Put some pasta in a bowl (or plate, if you're from Kingsburg) and put some sauce on top of it. Repeat for each additional dinner guest. Voila! You're done! Store leftovers in tupperware and heat in the microwave for an even easier dinner tomorrow.
Important note: Some packages will tell you to rinse the pasta in cold water immediately after draining in order to stop the cooking. Do not do this. It will make your pasta cold.
Of course, if you want to get optional with it, you can wash and cut some broccoli, mushrooms, onions, or whatever other vegetables come to mind. Heat some olive oil in a pan and cook them for a few minutes (I like my onions well done, so I'd say 10 minutes for the onions, then add broccoli for about 3 minutes, then mushrooms for the last 2). Add them to the pasta and you've got a more nutritious and exciting meal. As always, salt and pepper can only make life yummier.

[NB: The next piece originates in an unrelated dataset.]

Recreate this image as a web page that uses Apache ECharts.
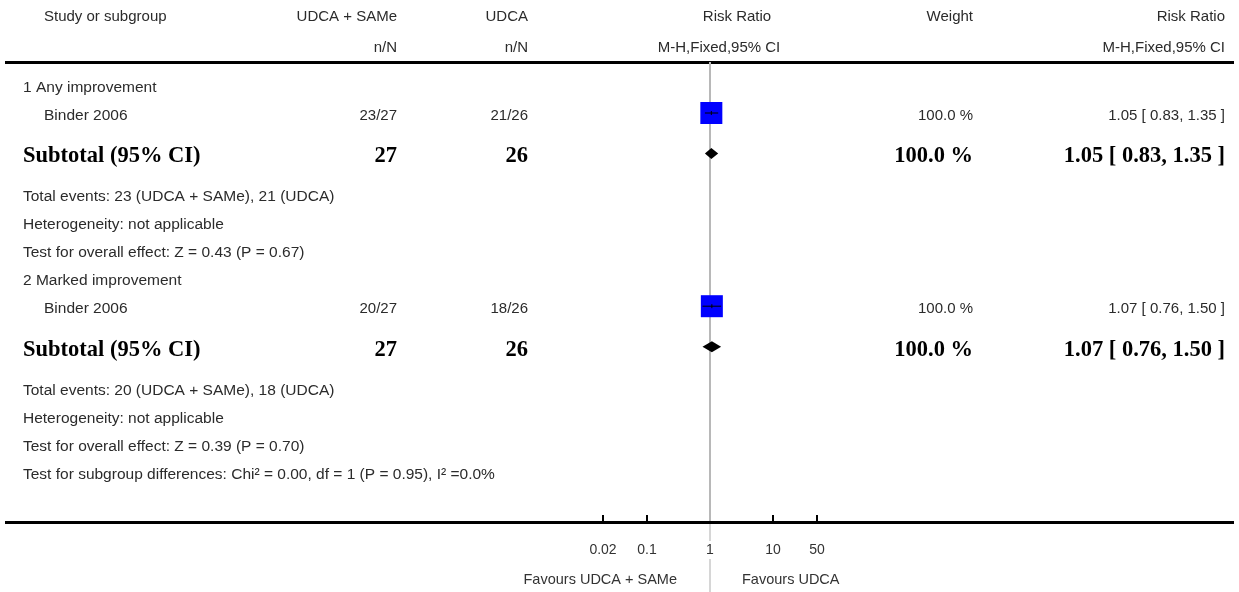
<!DOCTYPE html>
<html><head><meta charset="utf-8">
<script src="https://cdn.jsdelivr.net/npm/echarts@6/dist/echarts.min.js"></script>
<style>html,body{margin:0;padding:0;background:#fff}#c{width:1239px;height:592px}</style>
</head><body><div id="c"></div>
<script>
// ---------------- data ----------------
const headerRow1 = ['Study or subgroup', 'UDCA + SAMe', 'UDCA', 'Risk Ratio', 'Weight', 'Risk Ratio'];
const headerRow2 = ['n/N', 'n/N', 'M-H,Fixed,95% CI', 'M-H,Fixed,95% CI'];
const expLabel = 'UDCA + SAMe';
const ctlLabel = 'UDCA';
const subgroupNames = ['1 Any improvement', '2 Marked improvement'];
const studyNames = ['Binder 2006', 'Binder 2006'];
const expEvents = [23, 20];
const expTotals = [27, 27];
const ctlEvents = [21, 18];
const ctlTotals = [26, 26];
const studyRR = [1.05, 1.07];
const studyLow = [0.83, 0.76];
const studyHigh = [1.35, 1.50];
const studyWeights = [100.0, 100.0];
const subtotalRR = [1.05, 1.07];
const subtotalLow = [0.83, 0.76];
const subtotalHigh = [1.35, 1.50];
const subtotalWeights = [100.0, 100.0];
const heterogeneity = ['not applicable', 'not applicable'];
const overallZ = ['0.43', '0.39'];
const overallP = ['0.67', '0.70'];
const subgroupTest = 'Test for subgroup differences: Chi\u00B2 = 0.00, df = 1 (P = 0.95), I\u00B2 =0.0%';
const axisMin = 0.02;
const axisMax = 50;
const tickValues = [0.02, 0.1, 1, 10, 50];
const favoursLeft = 'Favours UDCA + SAMe';
const favoursRight = 'Favours UDCA';

// ---------------- layout ----------------
const W = 1239, H = 592;
const GRID_TOP = 62, AXIS_Y = 522;
const FIRST_ROW_Y = 88, PITCH = 28, BOLD_EXTRA = 0.45, MARK_SHIFT = -3;
const X_NAME = 23, X_STUDY = 44, X_EXP = 397, X_CTL = 528, X_W = 973, X_CI = 1225;
const REG = '15.5px "Liberation Sans", Arial, sans-serif';
const HDR = '15px "Liberation Sans", Arial, sans-serif';
const BOLD = 'bold 22.5px "Liberation Serif", "Times New Roman", serif';
const TXT = '#2b2b2b';

// build rows
const rows = [];
let slot = 0;
function addRow(r) {
  if (r.bold) slot += BOLD_EXTRA;
  r.slot = slot;
  rows.push(r);
  if (r.bold) slot += BOLD_EXTRA;
  slot += 1;
}
const studySlots = [], subtotalSlots = [];
subgroupNames.forEach((name, g) => {
  addRow({ kind: 'title', text: name });
  addRow({ kind: 'study', g });
  studySlots.push(rows[rows.length - 1].slot);
  addRow({ kind: 'subtotal', g, bold: true });
  subtotalSlots.push(rows[rows.length - 1].slot);
  addRow({ kind: 'note', text: 'Total events: ' + expEvents[g] + ' (' + expLabel + '), ' + ctlEvents[g] + ' (' + ctlLabel + ')' });
  addRow({ kind: 'note', text: 'Heterogeneity: ' + heterogeneity[g] });
  addRow({ kind: 'note', text: 'Test for overall effect: Z = ' + overallZ[g] + ' (P = ' + overallP[g] + ')' });
});
addRow({ kind: 'note', text: subgroupTest });

const rowY = s => FIRST_ROW_Y + PITCH * s;
const markBase = FIRST_ROW_Y + MARK_SHIFT;
const yMin = (GRID_TOP - markBase) / PITCH;
const yMax = (AXIS_Y - markBase) / PITCH;
const ciText = (r, l, h) => r.toFixed(2) + ' [ ' + l.toFixed(2) + ', ' + h.toFixed(2) + ' ]';

function txt(x, y, text, align, font, fill) {
  return { type: 'text', x: x, y: y, silent: true,
    style: { text: text, align: align, verticalAlign: 'middle', font: font || REG, fill: fill || TXT } };
}

const graphics = [];
// header
graphics.push(txt(X_STUDY, 17, headerRow1[0], 'left', HDR));
graphics.push(txt(X_EXP, 17, headerRow1[1], 'right', HDR));
graphics.push(txt(X_CTL, 17, headerRow1[2], 'right', HDR));
graphics.push(txt(737, 17, headerRow1[3], 'center', HDR));
graphics.push(txt(X_W, 17, headerRow1[4], 'right', HDR));
graphics.push(txt(X_CI, 17, headerRow1[5], 'right', HDR));
graphics.push(txt(X_EXP, 48, headerRow2[0], 'right', HDR));
graphics.push(txt(X_CTL, 48, headerRow2[1], 'right', HDR));
graphics.push(txt(719, 48, headerRow2[2], 'center', HDR));
graphics.push(txt(X_CI, 48, headerRow2[3], 'right', HDR));
graphics.push({ type: 'line', silent: true, shape: { x1: 5, y1: GRID_TOP + 0.5, x2: W - 5, y2: GRID_TOP + 0.5 }, style: { stroke: '#000', lineWidth: 3 } });
graphics.push({ type: 'line', silent: true, z: 10, shape: { x1: 5, y1: AXIS_Y + 0.5, x2: W - 5, y2: AXIS_Y + 0.5 }, style: { stroke: '#000', lineWidth: 3 } });

rows.forEach(r => {
  const y = rowY(r.slot);
  if (r.kind === 'title' || r.kind === 'note') {
    graphics.push(txt(X_NAME, y, r.text, 'left'));
  } else if (r.kind === 'study') {
    const g = r.g;
    graphics.push(txt(X_STUDY, y, studyNames[g], 'left'));
    graphics.push(txt(X_EXP, y, expEvents[g] + '/' + expTotals[g], 'right', HDR));
    graphics.push(txt(X_CTL, y, ctlEvents[g] + '/' + ctlTotals[g], 'right', HDR));
    graphics.push(txt(X_W, y, studyWeights[g].toFixed(1) + ' %', 'right', HDR));
    graphics.push(txt(X_CI, y, ciText(studyRR[g], studyLow[g], studyHigh[g]), 'right', HDR));
  } else if (r.kind === 'subtotal') {
    const g = r.g;
    graphics.push(txt(X_NAME, y, 'Subtotal (95% CI)', 'left', BOLD, '#000'));
    graphics.push(txt(X_EXP, y, String(expTotals[g]), 'right', BOLD, '#000'));
    graphics.push(txt(X_CTL, y, String(ctlTotals[g]), 'right', BOLD, '#000'));
    graphics.push(txt(X_W, y, subtotalWeights[g].toFixed(1) + ' %', 'right', BOLD, '#000'));
    graphics.push(txt(X_CI, y, ciText(subtotalRR[g], subtotalLow[g], subtotalHigh[g]), 'right', BOLD, '#000'));
  }
});
graphics.push(txt(677, 580, favoursLeft, 'right', '14.5px "Liberation Sans", Arial, sans-serif', '#333'));
graphics.push(txt(742, 580, favoursRight, 'left', '14.5px "Liberation Sans", Arial, sans-serif', '#333'));

const chart = echarts.init(document.getElementById('c'), null, { renderer: 'canvas' });
chart.setOption({
  animation: false,
  backgroundColor: '#fff',
  grid: { left: 603, right: W - 817, top: GRID_TOP, bottom: H - AXIS_Y, containLabel: false, outerBoundsMode: 'none' },
  xAxis: {
    type: 'log', logBase: 10, min: axisMin, max: axisMax,
    position: 'bottom', z: 6,
    axisLine: { show: false },
    axisTick: { show: false },
    axisLabel: { show: true, margin: 19, fontSize: 14, color: '#333', fontFamily: '"Liberation Sans", Arial, sans-serif',
      backgroundColor: '#fff', padding: [2, 2],
      showMinLabel: true, showMaxLabel: true,
      formatter: v => String(parseFloat(Number(v).toPrecision(6))) },
    splitLine: { show: false }
  },
  yAxis: { type: 'value', inverse: true, min: yMin, max: yMax, show: false },
  graphic: graphics,
  series: [
    { // axis ticks (drawn upward from the axis line)
      type: 'custom', z: 2, silent: true,
      data: tickValues.map(v => [v]),
      encode: { x: 0 },
      renderItem(params, api) {
        const cs = params.coordSys;
        const x = api.coord([api.value(0), 0])[0];
        const yb = cs.y + cs.height;
        return { type: 'line', shape: { x1: x, y1: yb, x2: x, y2: yb - 7 }, style: { stroke: '#000', lineWidth: 2 } };
      }
    },
    { // line of no effect
      type: 'custom', z: 3, silent: true, clip: false,
      data: [[1]],
      encode: { x: 0 },
      renderItem(params, api) {
        const cs = params.coordSys;
        const x = api.coord([api.value(0), 0])[0];
        return { type: 'group', children: [
          { type: 'line', shape: { x1: x, y1: cs.y, x2: x, y2: cs.y + cs.height }, style: { stroke: '#b8b8b8', lineWidth: 2 } },
          { type: 'line', shape: { x1: x, y1: cs.y + cs.height, x2: x, y2: H }, style: { stroke: '#d6d6d6', lineWidth: 2 } }
        ] };
      }
    },
    { // study squares
      type: 'scatter', z: 4, silent: true,
      symbol: 'rect',
      data: studyRR.map((v, i) => [v, studySlots[i], studyWeights[i]]),
      symbolSize: d => 22 * Math.sqrt(d[2] / 100),
      itemStyle: { color: '#0000ff', opacity: 1 }
    },
    { // study CIs
      type: 'custom', z: 5, silent: true,
      data: studyRR.map((v, i) => [studyLow[i], studyHigh[i], v, studySlots[i]]),
      encode: { x: [0, 1, 2], y: 3 },
      renderItem(params, api) {
        const a = api.coord([api.value(0), api.value(3)]);
        const b = api.coord([api.value(1), api.value(3)]);
        const c = api.coord([api.value(2), api.value(3)]);
        return { type: 'group', children: [
          { type: 'line', shape: { x1: a[0], y1: a[1], x2: b[0], y2: b[1] }, style: { stroke: '#000', lineWidth: 1 } },
          { type: 'line', shape: { x1: c[0], y1: c[1] - 2, x2: c[0], y2: c[1] + 2 }, style: { stroke: '#000', lineWidth: 1 } }
        ] };
      }
    },
    { // subtotal diamonds
      type: 'custom', z: 5, silent: true,
      data: subtotalRR.map((v, i) => [subtotalLow[i], subtotalHigh[i], v, subtotalSlots[i]]),
      encode: { x: [0, 1, 2], y: 3 },
      renderItem(params, api) {
        const a = api.coord([api.value(0), api.value(3)]);
        const b = api.coord([api.value(1), api.value(3)]);
        const c = api.coord([api.value(2), api.value(3)]);
        const h = 5.5;
        return { type: 'polygon', shape: { points: [a, [c[0], c[1] - h], b, [c[0], c[1] + h]] },
          style: { fill: '#000' } };
      }
    }
  ]
});
</script>
</body></html>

Chopped fresh (or dried) basil is another tasty addition. One hot tip I got from a friend a few years back is to cut up a fresh tomato or two and add them to the sauce when you heat it. Makes it chunkier and tastier; I recommend making sure the tomatoes get cooked for about 10 minutes.
Other "advanced" options: Salad on the side is great. Spring mix and/or romaine lettuce with cucumber, tomato, green onion, and maybe shredded carrots and raisins makes for some tasty business. Olives, celery, kidney beans, and sliced almonds are some other popular ingredients in my salads. I wouldn't try to add too much at once though; 5 or 6 choice ingredients is a tasteful amount.
Garlic bread is purty easy. Spread some olive oil on some sliced french bread and either chop or (if you have a garlic press) press and spread some garlic on it. Add chopped basil if you want. Then put it in the oven or toaster oven. It's a good idea to wrap it in foil so the garlic doesn't get all burnt. Check it often because bread can cook pretty dang fast. In my experience, having pasta and salad and garlic bread makes you really full. So if you're going to go "whole hog," so to speak, make sure you give yourself small portions, at least to start.
I'm no wine connoisseur, but I do know that red wine pairs nicely with red sauce. So pick some up if you're alcoholically inclined. My dad, who is a wine connoisseur, says Penfold's makes some super Australian reds. I say they're as cheap as $7.99 at Trader Joe's! Sweet. You can also jump on the Charles Shaw wagon and get 2 2/3 bottles for the same money if the Penfold's is too rich for your blood.
In the future I promise a variety of easy, tasty, and most of all sophisticated recipes with sexy and informative pictures to help you along.